For the past two decades, their leadership roles have been intertwined – rivals, sometimes confidantes and undisputed political heavyweights – but on Friday Angela Merkel began the process of leaving centre stage to Vladimir Putin alone.

Ms Merkel insisted she hadn’t travelled to Moscow just to say goodbye. There was business to get down to: Afghanistan, bilateral relations, Ukraine. And on a day marking the one-year anniversary of the poisoning of opposition leader Alexei Navalny, there was also the small matter of his “arbitrary trial” and “unjust imprisonment”.

But her host preferred to emphasise the triumphant occasion. Fitting out the Kremlin’s opulent St Alexander Hall to host her – a first for any visiting leader – Vladimir Putin was even on time to present the 16-year chancellor with flowers.

“We will always be very pleased to see Ms Merkel in Russia even after she finishes her term,” Mr Putin told journalists at the end of three and a half hours of talks.

“She is respected as someone who with a sure hand ran one of Europe’s largest economies, and someone who goes down in history as one of the most authoritative European and world leaders.”

The two leaders certainly share common history, with careers the products of conflicting Europe’s post-war ideologies.

The German leader, daughter of an East German pastor, fluent in the language of Russian occupiers, became leader of the liberal West. The Russian president, KGB officer, fluent in the language of his East German posting, is increasingly the autocrat others want to emulate.

Ms Merkel has on occasion been a tough critic on Russia, but no other western leader has invested as much into close relations with its president. Over eight years between 2012 and 2020, the two leaders spoke by phone 67 times and met 34 times.

That dialogue was tested most notably over 2014 and 2015, when Mr Putin oversaw the annexation of Crimea and the start of undeclared war with Ukraine.

At one point, in an uncharacteristic display of frustration, Ms Merkel suggested her opposite number was “living in another world”. All the same, the German leader remained committed to searching for peace, overseeing tense negotiations in Minsk in February 2015.

Pavlo Klimkin, Ukraine’s foreign minister at the time, witnessed Chancellor Merkel and President Putin’s “close” relationship during 17 hours of negotiations.

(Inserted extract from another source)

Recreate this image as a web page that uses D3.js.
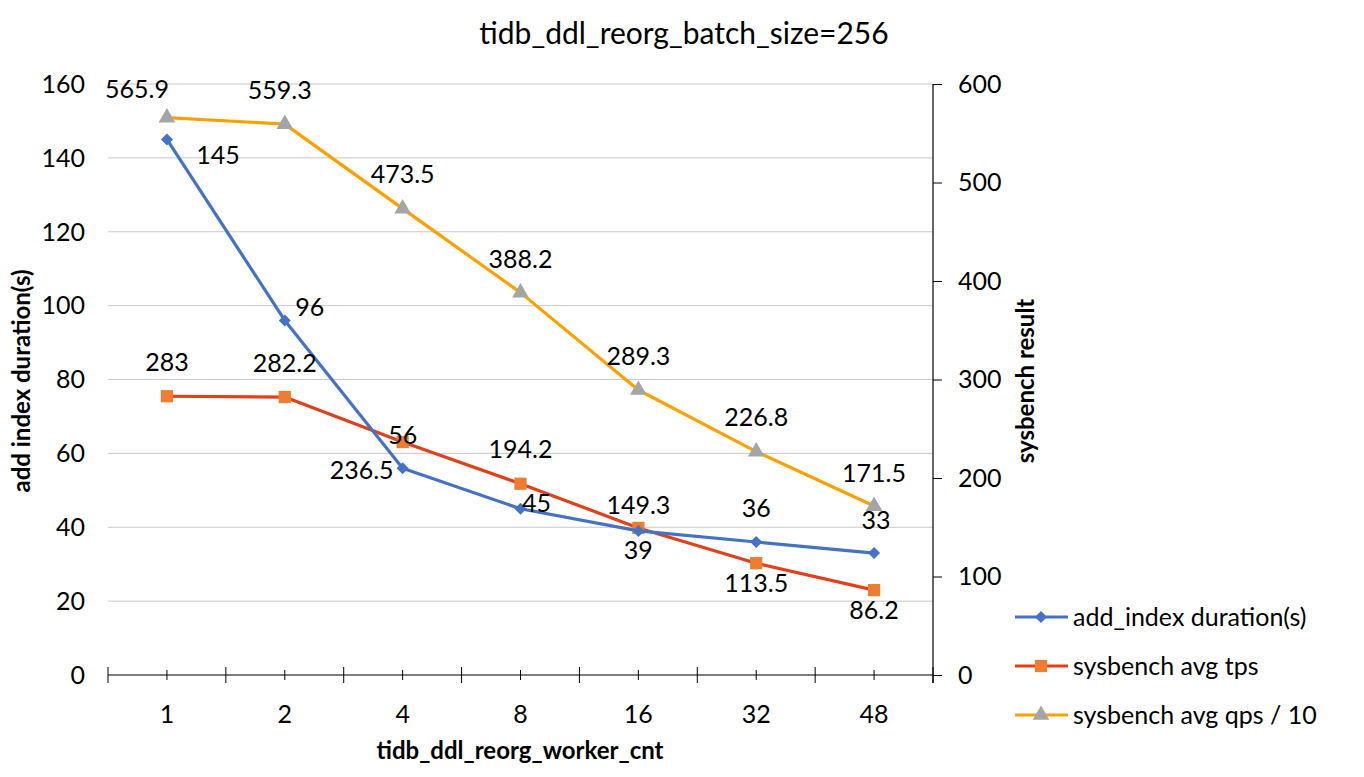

He said he saw Merkel grow increasingly disappointed with her Russian counterpart. “At the start their interaction was good, but things became more difficult when she understood he had been lying to her about Ukraine,” he said. Mr Klimkin refused to elaborate with details, but said it left Ms Merkel “emotional”.

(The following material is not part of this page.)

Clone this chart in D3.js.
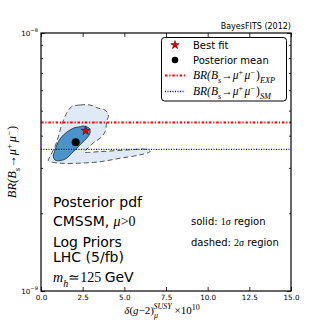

Other difficulties followed. An alleged Russian hack of the national parliament in 2015, reported five years later. The poisoning of double agent Sergei Skripal in Salisbury, UK, in 2018. The murder of a Chechen exile in central Berlin in 2019. In response, Ms Merkel became a leading proponent of joint sanctions against Russia.

“I try to improve the relations with Russia daily,” Ms Merkel said in 2020 in response to an investigation into the Bundestag hack, “but it’s unpleasant and outrageous”.

Despite the difficulties, Ms Merkel pushed hard to preserve trade and cultural ties with Moscow. German industry has grown inside Russia despite sanctions, with its corporations well represented in government infrastructure projects from hi-speed rail to energy pipelines. Last year, Germany was Russia’s second most important trading partner behind China.

On Friday, Mr Putin made note of those efforts, thanking his opposite number for maintaining “good business relations”.

Chancellor Merkel was “always ready to speak” to him, he said: “We haven’t always shared the same positions, but she always showed a readiness to compromise and resolve the most serious problems.”

Ms Merkel agreed: “Not to continue dialogue was never an option.”